Une passion inaltérable
De son propre aveu, la haute saison a pourtant été belle pour la pépinière. Mais entre le loyer, le salaire de son employée dont il salue « la joie de vivre et la passion grandissante », les mois de basse saison au cours desquels personne - ou presque - ne vient, Jean-Michel ne peut même pas se verser de salaire. Alors il ferme. A moins que…

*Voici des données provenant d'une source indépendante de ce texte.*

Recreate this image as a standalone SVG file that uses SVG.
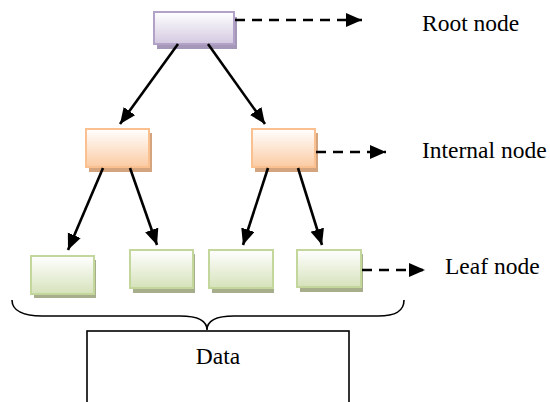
<svg xmlns="http://www.w3.org/2000/svg" width="550" height="402" viewBox="0 0 550 402">
<style>
  text { font-family: "Liberation Serif", "Times New Roman", serif; font-size: 23.5px; fill: #000; }
  .box { stroke-width: 2; }
  .root { fill: url(#gRoot); stroke: #b3a2c7; }
  .rootSh { fill: #a597b8; }
  .int { fill: url(#gInt); stroke: #fac090; }
  .intSh { fill: #d3a47e; }
  .leaf { fill: url(#gLeaf); stroke: #c3d69b; }
  .leafSh { fill: #a7ae8c; }
  .solid { stroke: #000; stroke-width: 2.6; fill: none; marker-end: url(#arr); }
  .dash { stroke: #000; stroke-width: 2.6; fill: none; stroke-dasharray: 10 7; marker-end: url(#arr); }
  .line { stroke: #000; stroke-width: 1.6; fill: none; }
</style>
<defs>
  <linearGradient id="gRoot" x1="0" y1="0" x2="0" y2="1">
    <stop offset="0" stop-color="#ffffff"/>
    <stop offset="1" stop-color="#d3c9e0"/>
  </linearGradient>
  <linearGradient id="gInt" x1="0" y1="0" x2="0" y2="1">
    <stop offset="0" stop-color="#ffffff"/>
    <stop offset="1" stop-color="#fbcba3"/>
  </linearGradient>
  <linearGradient id="gLeaf" x1="0" y1="0" x2="0" y2="1">
    <stop offset="0" stop-color="#ffffff"/>
    <stop offset="1" stop-color="#d6e2bb"/>
  </linearGradient>
  <marker id="arr" markerUnits="userSpaceOnUse" markerWidth="17" markerHeight="15" refX="16" refY="7" orient="auto">
    <path d="M0,0 L16,7 L0,14 Z" fill="#000"/>
  </marker>
</defs>

<g id="root-node">
  <rect class="rootSh" x="157" y="17" width="80" height="32"/>
  <rect class="box root" x="154" y="12" width="80" height="32"/>
</g>
<g id="internal-left">
  <rect class="intSh" x="89" y="133" width="63" height="39"/>
  <rect class="box int" x="86" y="129" width="63" height="38"/>
</g>
<g id="internal-right">
  <rect class="intSh" x="255" y="133" width="63" height="39"/>
  <rect class="box int" x="252" y="129" width="63" height="38"/>
</g>
<g id="leaf-1">
  <rect class="leafSh" x="34" y="260" width="62" height="38"/>
  <rect class="box leaf" x="31" y="256" width="63" height="38"/>
</g>
<g id="leaf-2">
  <rect class="leafSh" x="133" y="254" width="62" height="39"/>
  <rect class="box leaf" x="130" y="250" width="63" height="38"/>
</g>
<g id="leaf-3">
  <rect class="leafSh" x="212" y="254" width="62" height="39"/>
  <rect class="box leaf" x="209" y="250" width="64" height="38"/>
</g>
<g id="leaf-4">
  <rect class="leafSh" x="300" y="254" width="63" height="38"/>
  <rect class="box leaf" x="297" y="250" width="64" height="37"/>
</g>

<g id="connectors">
  <line class="solid" x1="178" y1="44" x2="120" y2="124"/>
  <line class="solid" x1="208" y1="44" x2="265" y2="124"/>
  <line class="solid" x1="103" y1="168" x2="68" y2="250"/>
  <line class="solid" x1="130" y1="168" x2="157" y2="245"/>
  <line class="solid" x1="268" y1="168" x2="243" y2="245"/>
  <line class="solid" x1="298" y1="168" x2="322" y2="245"/>
  <line class="dash" x1="235" y1="20" x2="362" y2="20"/>
  <line class="dash" x1="316" y1="152" x2="386" y2="152"/>
  <line class="dash" x1="362" y1="270" x2="425" y2="270"/>
</g>

<g id="brace">
  <path class="line" d="M12,300 C12,311 24,316 42,316 L180,316 C198,316 207,321 207,330 C207,321 216,316 234,316 L378,316 C396,316 404,311 404,300"/>
</g>

<g id="data">
  <rect class="line" x="87" y="331" width="262" height="90"/>
  <text x="218" y="364" text-anchor="middle">Data</text>
</g>

<g id="labels">
  <text x="422" y="31">Root node</text>
  <text x="422" y="158">Internal node</text>
  <text x="445" y="274">Leaf node</text>
</g>
</svg>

A moins que les innombrables sollicitations et autres propositions qui affluent depuis l’annonce de la fermeture ne le fassent changer d’avis. Mais pour ça, il faudra être convaincant. Car cet amoureux de la nature et de ses cultures doute sérieusement de pouvoir continuer. Pourtant, dès qu’il s’interrompt pour accueillir un couple, ses yeux pétillent à nouveau. Il entraîne ses visiteurs aux confins de la pépinière. Il explique, s’agite, retrouve le sourire. Difficile d’imaginer qu’une telle passion ne puisse susciter des envies de sauvetage.    T.F.